MR. JUSTICE McREYNOLDS and MR. JUSTICE BUTLER concur in the result.

NOTES

[1] Page 428 The use of non-par stock which may be issued at any price deemed wise, at the particular time, by the directors or stockholders, see New York Stock Corporation Law, § 69; Missouri Stock Corporation Law, § 5, or in many cases for property without fixing a price, and which has no fixed or designated amount dedicated to capital or surplus respectively, makes difficult the determination of the true capital of the corporation which it is required to keep intact and the amount which any particular stockholder is bound to pay for his stock. See Berle, Problems of Non-Par Stock, 25 Columbia Law Rev. 43; Ballantine, Corporations (1927) § 217; cf. Johnson v.
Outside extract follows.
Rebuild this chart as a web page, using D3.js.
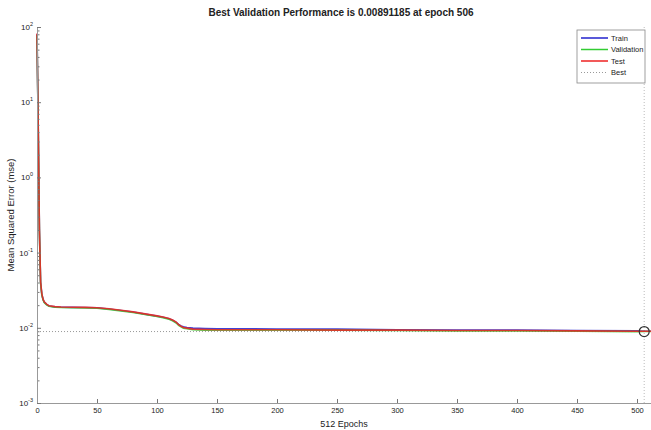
<!DOCTYPE html>
<meta charset="utf-8">
<html>
<head>
<script src="https://d3js.org/d3.v7.min.js"></script>
<style>
    body { margin: 0; background: white; }
    text { font-family: "Liberation Sans", Arial, sans-serif; fill: #222; }
</style>
</head>
<body>
<div id="chart"></div>
<script>

// data (epoch, mean squared error)
const epochs    = [0, 1, 2, 3, 4, 5, 6, 8, 10, 15, 20, 30, 40, 50, 60, 70, 80, 90, 100, 105, 110, 113, 116, 118, 120, 122, 125, 130, 140, 150, 175, 200, 250, 300, 350, 400, 450, 500, 506, 512];
const trainPerf = [80, 5, 0.2, 0.04, 0.028, 0.024, 0.022, 0.0205, 0.0195, 0.019, 0.0188, 0.0187, 0.0186, 0.0184, 0.0178, 0.017, 0.0162, 0.0152, 0.0143, 0.0138, 0.0132, 0.0126, 0.0118, 0.0111, 0.0106, 0.0103, 0.0101, 0.0099, 0.0098, 0.0097, 0.0097, 0.0096, 0.0096, 0.0094, 0.0093, 0.0093, 0.0092, 0.0091, 0.009, 0.009];
const valPerf   = [78, 4.8, 0.19, 0.039, 0.0275, 0.0236, 0.0217, 0.0202, 0.0193, 0.0188, 0.0186, 0.0185, 0.0184, 0.0182, 0.0176, 0.0168, 0.016, 0.015, 0.0141, 0.0136, 0.013, 0.0124, 0.0116, 0.0108, 0.0103, 0.0099, 0.0097, 0.0094, 0.0093, 0.0093, 0.0093, 0.0093, 0.0093, 0.0092, 0.0091, 0.0091, 0.009, 0.0089, 0.00891, 0.00893];
const testPerf  = [82, 5.2, 0.21, 0.041, 0.0285, 0.0242, 0.0222, 0.0207, 0.0196, 0.0191, 0.0189, 0.0188, 0.0187, 0.0185, 0.0179, 0.0171, 0.0163, 0.0153, 0.0144, 0.0139, 0.0133, 0.0127, 0.0119, 0.011, 0.0105, 0.0101, 0.0099, 0.0096, 0.0095, 0.0094, 0.0094, 0.0094, 0.0093, 0.0093, 0.0092, 0.0092, 0.0091, 0.009, 0.00898, 0.00898];
const bestEpoch = 506;
const bestPerf = 0.00891185;
const xTicks = [0, 50, 100, 150, 200, 250, 300, 350, 400, 450, 500];
const yTicks = [1e-3, 1e-2, 1e-1, 1e0, 1e1, 1e2];
const seriesNames = ["Train", "Validation", "Test", "Best"];
const seriesColors = ["#2222cc", "#33cc33", "#ee2222", "#999999"];

// layout
const width = 651, height = 430;
const plotL = 37, plotR = 651.4, plotT = 27, plotB = 403;

const svg = d3.select("#chart")
    .append("svg")
    .attr("width", width)
    .attr("height", height);

var scaleX = d3.scaleLinear()
    .domain([0, 512])
    .range([plotL, plotR]);

var scaleY = d3.scaleLog()
    .domain([1e-3, 1e2])
    .range([plotB, plotT]);

// best lines (dotted)
svg.append("line")
    .attr("x1", plotL).attr("x2", plotR)
    .attr("y1", scaleY(bestPerf)).attr("y2", scaleY(bestPerf))
    .attr("stroke", seriesColors[3]).attr("stroke-width", 1)
    .attr("stroke-dasharray", "1,2");
svg.append("line")
    .attr("x1", scaleX(bestEpoch)).attr("x2", scaleX(bestEpoch))
    .attr("y1", plotT).attr("y2", plotB)
    .attr("stroke", "#bbbbbb").attr("stroke-width", 1)
    .attr("stroke-dasharray", "1,2");

// performance curves
var line = d3.line()
    .x((d) => scaleX(d[0]))
    .y((d) => scaleY(d[1]));

[trainPerf, valPerf, testPerf].forEach(function(vals, i) {
    svg.append("path")
        .datum(epochs.map((e, j) => [e, vals[j]]))
        .attr("d", line)
        .attr("fill", "none")
        .attr("stroke", seriesColors[i])
        .attr("stroke-width", 1.6)
        .attr("stroke-opacity", 0.85);
});

// best point
svg.append("circle")
    .attr("cx", scaleX(bestEpoch))
    .attr("cy", scaleY(bestPerf))
    .attr("r", 5)
    .attr("fill", "none")
    .attr("stroke", "#333")
    .attr("stroke-width", 1.2);

// x axis (ticks inside, matlab style)
var axisX = svg.append("g")
    .attr("transform", "translate(0," + plotB + ")")
    .call(d3.axisBottom(scaleX).tickValues(xTicks).tickSizeInner(-4).tickSizeOuter(0).tickPadding(5));
axisX.select(".domain").attr("stroke", "#999");
axisX.selectAll(".tick line").attr("stroke", "#777");
axisX.selectAll("text").style("font-size", "7.5px").attr("fill", "#444");

// y axis, log with minor ticks
var minor = [];
for (let e = -3; e < 2; e++) for (let k = 2; k < 10; k++) minor.push(k * Math.pow(10, e));
var axisYminor = svg.append("g")
    .attr("transform", "translate(" + plotL + ",0)")
    .call(d3.axisLeft(scaleY).tickValues(minor).tickSize(-2.5).tickFormat(""));
axisYminor.select(".domain").remove();
axisYminor.selectAll(".tick line").attr("stroke", "#777");

var axisY = svg.append("g")
    .attr("transform", "translate(" + plotL + ",0)")
    .call(d3.axisLeft(scaleY).tickValues(yTicks).tickSizeInner(-4).tickSizeOuter(0).tickFormat(""));
axisY.select(".domain").attr("stroke", "#999");
axisY.selectAll(".tick line").attr("stroke", "#777");

var yLab = svg.append("g").selectAll("text")
    .data(yTicks)
    .enter()
    .append("text")
    .attr("x", plotL - 4)
    .attr("y", (d) => scaleY(d) + 3)
    .attr("text-anchor", "end")
    .style("font-size", "8px")
    .attr("fill", "#444")
    .text("10");
yLab.append("tspan")
    .attr("dy", -4)
    .style("font-size", "5.5px")
    .text((d) => Math.round(Math.log10(d)));

// title and axis labels
svg.append("text")
    .attr("x", 341).attr("y", 16)
    .attr("text-anchor", "middle")
    .style("font-size", "10px")
    .style("font-weight", "bold")
    .text("Best Validation Performance is " + bestPerf + " at epoch " + bestEpoch);

svg.append("text")
    .attr("x", 344).attr("y", 427)
    .attr("text-anchor", "middle")
    .style("font-size", "9px")
    .text("512 Epochs");

svg.append("text")
    .attr("transform", "translate(14,215) rotate(-90)")
    .attr("text-anchor", "middle")
    .style("font-size", "9.5px")
    .text("Mean Squared Error  (mse)");

// legend
const leg = svg.append("g").attr("transform", "translate(577,30)");
leg.append("rect")
    .attr("width", 68).attr("height", 53)
    .attr("fill", "white")
    .attr("stroke", "#888").attr("stroke-width", 0.8);
seriesNames.forEach(function(name, i) {
    var y = 8 + i * 11.5;
    leg.append("line")
        .attr("x1", 4).attr("x2", 31)
        .attr("y1", y).attr("y2", y)
        .attr("stroke", seriesColors[i])
        .attr("stroke-width", i < 3 ? 1.5 : 1)
        .attr("stroke-dasharray", i < 3 ? null : "1,2");
    leg.append("text")
        .attr("x", 34).attr("y", y + 2.5)
        .style("font-size", "7.5px")
        .attr("fill", "#444")
        .text(name);
});

</script>
</body>
</html>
Louisville Trust Co., 293 Fed. 857. Resulting difficulties in the enforcement by creditors of the liability of directors for improper diversion of capital or of stockholders for unpaid subscriptions, have been often urged as arguments against any use of non-par stock. 1 Cook, Corporations (1923) § 45d; Bonbright, Dangers of Shares without Par Value, 24 Columbia Law Rev. 449; Ripley, Railroads-Finance & Organization (1915) 91; Cook, Stock without Par Value, 19 Michigan Law Rev. 583.